Terminator: Genisys (2015) ☆ ☆ ☆ 1/2

I love the Terminator.  Not the cyborg so much, but the first, low-budget film in 1984, co-written and directed by James Cameron.  It’s as close to a perfect little movie as one can get, astonishing in its execution.  Most people prefer the next one in the series, Judgment Day, with its even more astonishing action sequences and special effects, but I still love the first one the most.  I even liked the third and fourth adventures, as derivative as they were.  Now a fifth adventure returns us to the halcyon days of the premise, essentially ignoring the third and fourth iterations.

Alan Taylor’s film recasts every main role except for the Terminator itself (Arnold Schwarzenegger), now affectionately referred to as “Pops”.  Arnold has aged since 1991, of course, but this is accounted for in the very witty, clever script.  In fact, the script is the best part of the film; it provides a mind-blowing ride through alternate realities, pasts and futures.  And because it sticks so closely to James Cameron’s initial premise and character focus, it delivers some powerful emotional scenes along the way.  I didn’t think it possible to be moved again by a Terminator film, but I was wrong, and I am thrilled that this series has been resurrected so beautifully.

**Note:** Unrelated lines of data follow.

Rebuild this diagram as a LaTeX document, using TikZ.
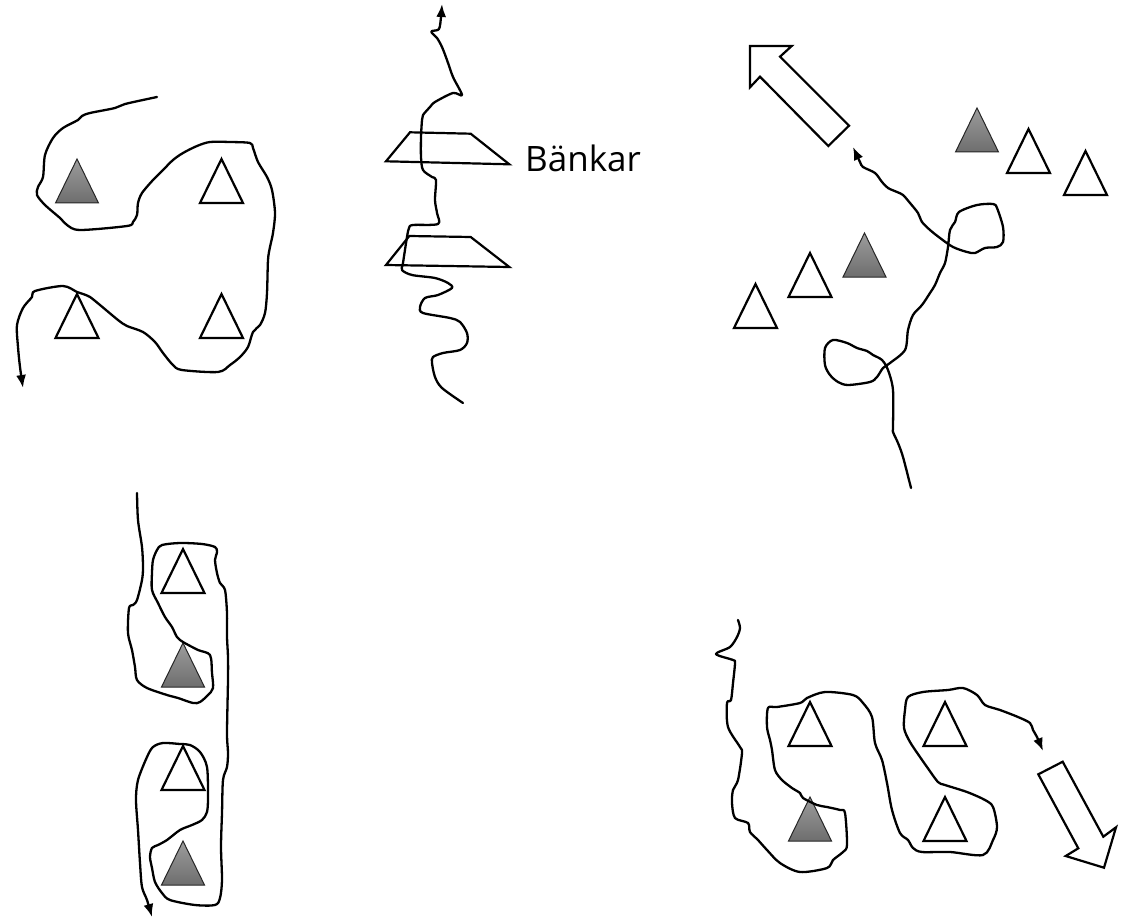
\documentclass[tikz,border=0pt]{standalone}
\usepackage{fontspec}
\newfontfamily\labelfont{Open Sans}
\usetikzlibrary{arrows.meta}
\definecolor{tritop}{HTML}{9C9C9C}
\definecolor{tribot}{HTML}{6E6E6E}
\tikzset{
  walk/.style={line width=2.3pt, line join=round, line cap=round},
  walkarrow/.style={walk, -{Latex[length=13pt,width=10pt]}},
  blockarrow/.style={line width=2.2pt, line join=miter, fill=white},
  bench/.style={line width=2.2pt, line join=miter},
  wtri/.pic={\draw[line width=2.2pt, fill=white, line join=miter] (-21.5,0) -- (21.5,0) -- (0,-44) -- cycle;},
  gtri/.pic={\draw[line width=1pt, draw=black!85, top color=tritop, bottom color=tribot, line join=miter] (-21.5,0) -- (21.5,0) -- (0,-44) -- cycle;}
}
\begin{document}
\begin{tikzpicture}[x=1pt,y=-1pt]
\useasboundingbox (0,0) rectangle (1127,920);

% ---------- top-left group ----------
\pic at (77,203) {gtri};
\pic at (221.5,203) {wtri};
\pic at (77,338) {wtri};
\pic at (221.5,338) {wtri};
\draw[walkarrow] plot[smooth,tension=0.5] coordinates {
(157,97) (125,104) (115,108) (90,113) (82,116) (78,120) (63,128) (53,138) (45,155) (43,177) (38,187) (37,195) (45,205) (60,218) (67,225) (80,230) (127,226) (133,222) (137,215) (138,203) (142,193) (153,180) (163,170) (173,160) (183,153) (197,146) (210,142) (230,142) (250,143) (253,148) (258,162) (267,177) (272,190) (275,213) (273,233) (270,247) (268,260) (267,293) (265,313) (260,325) (253,332) (248,347) (240,357) (230,365) (218,372) (182,370) (173,365) (163,353) (155,342) (143,332) (127,326) (118,320) (100,305) (90,297) (83,294) (77,292) (63,286) (35,291) (32,297) (23,308) (17,325) (18,347) (20,367) (23,388)};

% ---------- middle: benches ----------
\draw[bench] (410,132.3) -- (470.7,133.7) -- (509.3,164.3) -- (386,161.3) -- cycle;
\draw[bench] (409.3,236) -- (470.7,237) -- (509.3,267) -- (386,265) -- cycle;
\node[anchor=base west, inner sep=0pt, font=\labelfont\fontsize{35}{40}\selectfont] (label) at (525,172) {Bänkar};
\draw[walkarrow] plot[smooth,tension=0.5] coordinates {
(463,403) (442,388) (435,377) (432,363) (433,357) (443,353) (460,350) (467,343) (467,333) (460,322) (450,318) (423,313) (420,307) (425,298) (438,295) (452,288) (448,283) (435,278) (412,275) (402,270) (403,263) (407,237) (409,228) (413,225) (438,224) (437,213) (435,200) (436,180) (432,177) (423,170) (421,157) (421,137) (422,120) (423,115) (430,107) (435,102) (453,93) (462,95) (453,77) (447,60) (442,47) (437,38) (432,33) (432,31) (439,29) (441,17) (442,4)};

% ---------- top-right group ----------
\draw[blockarrow] (750,46) -- (791.7,46) -- (780,56.7) -- (849,125.7) -- (828.3,146) -- (760,76.7) -- (750,87.3) -- cycle;
\pic at (977,152) {gtri};
\pic at (1028.5,173) {wtri};
\pic at (1085.5,195) {wtri};
\pic at (864.5,277) {gtri};
\pic at (810,297) {wtri};
\pic at (755.5,328) {wtri};
\draw[walkarrow] plot[smooth,tension=0.5] coordinates {
(911,488) (903,457) (898,443) (893,432) (893,427) (893,390) (888,370) (882,360) (873,355) (867,351) (857,348) (847,343) (833,340) (825,348) (825,365) (830,375) (838,382) (848,385) (870,382) (877,377) (883,368) (890,363) (905,350) (908,330) (913,315) (922,305) (930,293) (935,285) (940,273) (945,263) (948,247) (950,230) (955,222) (959,212) (977,205) (993,204) (997,208) (1003,227) (1003,242) (997,247) (985,248) (975,253) (967,252) (953,247) (940,238) (930,230) (922,222) (918,213) (910,203) (903,195) (897,192) (888,188) (882,182) (875,173) (863,167) (860,162) (853,147)};

% ---------- bottom-left group ----------
\pic at (183,593) {wtri};
\pic at (183,687) {gtri};
\pic at (183,790) {wtri};
\pic at (183,885) {gtri};
\draw[walkarrow] plot[smooth,tension=0.5] coordinates {
(137,493) (138,520) (142,547) (143,567) (142,580) (137,600) (133,605) (129,608) (128,633) (132,650) (135,667) (137,680) (147,688) (167,695) (178,698) (193,703) (200,702) (208,695) (213,688) (212,673) (210,655) (198,650) (183,642) (177,637) (172,627) (165,617) (158,603) (152,590) (152,573) (153,560) (157,550) (162,545) (180,543) (202,544) (215,547) (217,552) (215,560) (217,573) (220,583) (225,590) (227,613) (227,637) (228,657) (228,680) (227,733) (228,753) (227,767) (223,780) (222,813) (221,847) (222,880) (220,898) (215,905) (195,905) (170,900) (162,893) (155,882) (152,868) (150,857) (152,848) (158,845) (167,840) (180,830) (192,825) (202,820) (207,812) (208,797) (207,767) (200,752) (190,745) (180,744) (163,743) (153,747) (147,757) (138,780) (136,800) (138,830) (140,863) (142,887) (147,900) (152,917)};

% ---------- bottom-right group ----------
\pic at (810,746) {wtri};
\pic at (810,841) {gtri};
\pic at (945,746) {wtri};
\pic at (945,841) {wtri};
\draw[blockarrow] (1038.3,774.3) -- (1062.7,761.7) -- (1103.3,836.7) -- (1116,827.3) -- (1104,867.7) -- (1065.7,856) -- (1078.3,848.3) -- cycle;
\draw[walkarrow] plot[smooth,tension=0.5] coordinates {
(738,620) (740,628) (737,637) (730,647) (716,654) (733,660) (735,663) (733,683) (731,700) (727,703) (728,727) (740,747) (742,753) (738,780) (733,790) (732,803) (735,818) (748,823) (750,832) (758,840) (767,850) (780,863) (800,872) (827,868) (833,860) (843,852) (847,845) (845,813) (840,810) (827,807) (817,805) (803,798) (800,793) (792,788) (782,780) (775,770) (772,750) (770,740) (767,727) (768,708) (777,707) (800,703) (807,698) (825,692) (853,695) (863,703) (872,717) (875,743) (882,760) (887,783) (892,810) (900,833) (908,840) (913,848) (922,852) (950,852) (983,855) (993,840) (997,827) (993,807) (985,800) (967,792) (945,785) (938,782) (927,767) (920,757) (910,742) (904,728) (905,710) (908,697) (923,692) (948,690) (963,688) (977,695) (985,705) (1000,710) (1018,717) (1030,723) (1033,730) (1037,737) (1043,751)};
\end{tikzpicture}
\end{document}
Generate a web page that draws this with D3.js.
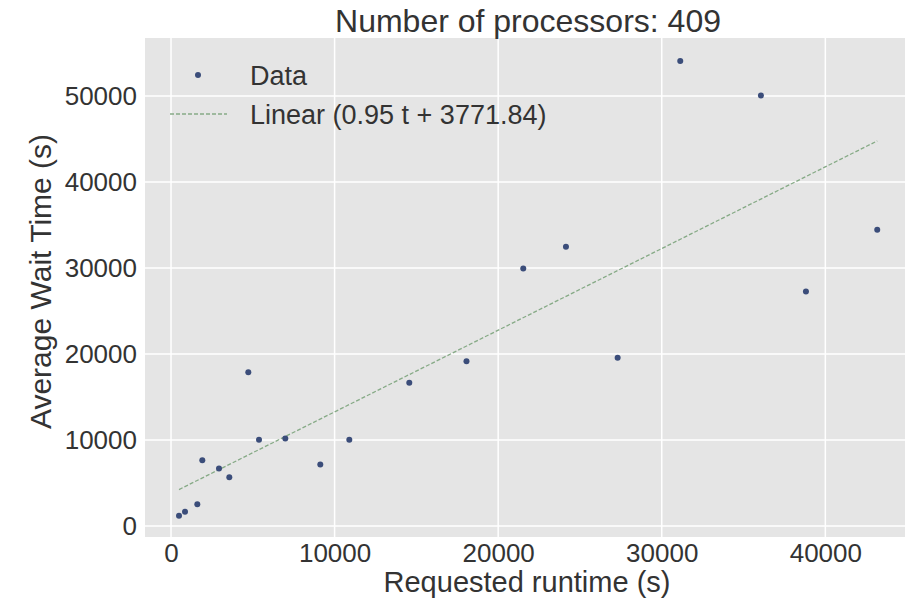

This PG-13 rated film is lighter on the bloodshed than its brethren, but still packs an enormous amount of action into its 126 minute running time.  Only the helicopter chase failed to excite me; it was too obviously phony.  But the others were very well staged, as were all the flashbacks.  The new cast members are serviceable or better, with Jai Courtney a standout as the new Kyle Reese.  Emilia Clarke is fine as Sarah Connor, but she can never quite replace Linda Hamilton in my mind.  I’m not crazy about what they did to John Connor (Jason Clarke), but what can you do; something had to drive the plot.

This is the fifth movie in 2015, by my count, to explore the boundaries between mankind and machine.  I’m a big fan of humanizing the Terminator (Pops), which is shown in his San Francisco hideout (watch closely for his drawing of Sarah and himself).  Two more, at least, of these new Terminator adventures are planned with this new crew intact before 2019, when the rights revert back to James Cameron (who has publicly supported this film).  As long as the filmmakers spend as much time on the script as the effects, the new adventures should be just fine.  Welcome back, Terminator, we’ve missed you so.  ☆ ☆ ☆ 1/2.  25 July 2015.